======== Information supplied

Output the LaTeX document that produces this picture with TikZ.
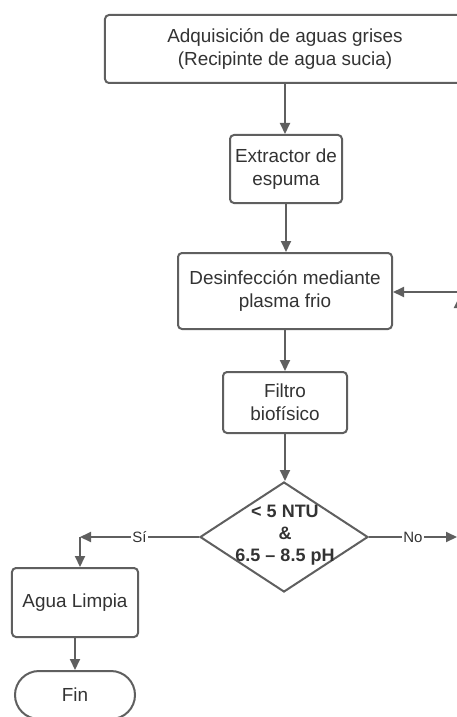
\documentclass[tikz,border=0pt]{standalone}
\usepackage{fontspec}
\setmainfont{Liberation Sans}
\usetikzlibrary{shapes.geometric,arrows.meta}
\definecolor{linecol}{HTML}{5F5F5F}
\definecolor{txtcol}{HTML}{333333}
\tikzset{
  box/.style={draw=linecol, line width=2bp, rounded corners=4bp, fill=white,
    text=txtcol, align=center, inner sep=0pt,
    font=\fontsize{18.9bp}{23bp}\selectfont},
  decision/.style={draw=linecol, line width=2bp, diamond, fill=white, inner sep=0pt},
  term/.style={draw=linecol, line width=2bp, rounded corners=24bp, fill=white,
    text=txtcol, inner sep=0pt, font=\fontsize{18.9bp}{23bp}\selectfont},
  conn/.style={draw=linecol, line width=2bp, -{Triangle[length=11bp,width=10bp]}},
  lbl/.style={fill=white, text=txtcol, inner sep=1bp, font=\fontsize{15bp}{17bp}\selectfont},
}
\begin{document}
\begin{tikzpicture}[x=1bp, y=-1bp]
\useasboundingbox (0,0) rectangle (457,717);
\clip (0,0) rectangle (457,717);
\node[box, minimum width=360bp, minimum height=68bp] (top) at (285,49)
  {Adquisición de aguas grises\\(Recipinte de agua sucia)};
\node[box, minimum width=112bp, minimum height=68bp] (extr) at (286,169)
  {Extractor de\\espuma};
\node[box, minimum width=214bp, minimum height=76bp] (desinf) at (285,291)
  {Desinfección mediante\\plasma frio};
\node[box, minimum width=124bp, minimum height=61bp] (filtro) at (285,402.5)
  {Filtro\\biofísico};
\node[decision, minimum width=168bp, minimum height=110bp] (dec) at (284,537) {};
\node[text=txtcol, align=center, font=\bfseries\fontsize{18bp}{22bp}\selectfont] (dectxt) at (285,535)
  {< 5 NTU\\\&\\6.5 – 8.5 pH};
\node[box, minimum width=126bp, minimum height=69bp] (limpia) at (75,602.5)
  {Agua Limpia};
\node[term, minimum width=120bp, minimum height=48bp] (fin) at (75,695) {Fin};

\coordinate (siC) at (80,537);
\coordinate (noEnd) at (457,537);
\coordinate (loopS) at (480,292);
\coordinate (upS) at (459,320);
\coordinate (upE) at (459,297);

\draw[conn] (top.south) -- (top.south |- extr.north);
\draw[conn] (extr.south) -- (extr.south |- desinf.north);
\draw[conn] (desinf.south) -- (desinf.south |- filtro.north);
\draw[conn] (filtro.south) -- (filtro.south |- dec.north);
\draw[conn] (dec.west) -- node[lbl] {Sí} (siC);
\draw[conn] (siC) -- (siC |- limpia.north);
\draw[conn] (limpia.south) -- (limpia.south |- fin.north);
\draw[conn] (dec.east) -- node[lbl] {No} (noEnd);
\draw[conn] (loopS) -- (loopS -| desinf.east);
\draw[conn] (upS) -- (upE);
\end{tikzpicture}
\end{document}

================

→ Problem requirements:
Write out nothing but the lines from the start of the data through the line with "minimum width=120bp, minimum". Leave out the pictures.

→ Full response:
Output the LaTeX document that produces this picture with TikZ.
\documentclass[tikz,border=0pt]{standalone}
\usepackage{fontspec}
\setmainfont{Liberation Sans}
\usetikzlibrary{shapes.geometric,arrows.meta}
\definecolor{linecol}{HTML}{5F5F5F}
\definecolor{txtcol}{HTML}{333333}
\tikzset{
  box/.style={draw=linecol, line width=2bp, rounded corners=4bp, fill=white,
    text=txtcol, align=center, inner sep=0pt,
    font=\fontsize{18.9bp}{23bp}\selectfont},
  decision/.style={draw=linecol, line width=2bp, diamond, fill=white, inner sep=0pt},
  term/.style={draw=linecol, line width=2bp, rounded corners=24bp, fill=white,
    text=txtcol, inner sep=0pt, font=\fontsize{18.9bp}{23bp}\selectfont},
  conn/.style={draw=linecol, line width=2bp, -{Triangle[length=11bp,width=10bp]}},
  lbl/.style={fill=white, text=txtcol, inner sep=1bp, font=\fontsize{15bp}{17bp}\selectfont},
}
\begin{document}
\begin{tikzpicture}[x=1bp, y=-1bp]
\useasboundingbox (0,0) rectangle (457,717);
\clip (0,0) rectangle (457,717);
\node[box, minimum width=360bp, minimum height=68bp] (top) at (285,49)
  {Adquisición de aguas grises\\(Recipinte de agua sucia)};
\node[box, minimum width=112bp, minimum height=68bp] (extr) at (286,169)
  {Extractor de\\espuma};
\node[box, minimum width=214bp, minimum height=76bp] (desinf) at (285,291)
  {Desinfección mediante\\plasma frio};
\node[box, minimum width=124bp, minimum height=61bp] (filtro) at (285,402.5)
  {Filtro\\biofísico};
\node[decision, minimum width=168bp, minimum height=110bp] (dec) at (284,537) {};
\node[text=txtcol, align=center, font=\bfseries\fontsize{18bp}{22bp}\selectfont] (dectxt) at (285,535)
  {< 5 NTU\\\&\\6.5 – 8.5 pH};
\node[box, minimum width=126bp, minimum height=69bp] (limpia) at (75,602.5)
  {Agua Limpia};
\node[term, minimum width=120bp, minimum height=48bp] (fin) at (75,695) {Fin};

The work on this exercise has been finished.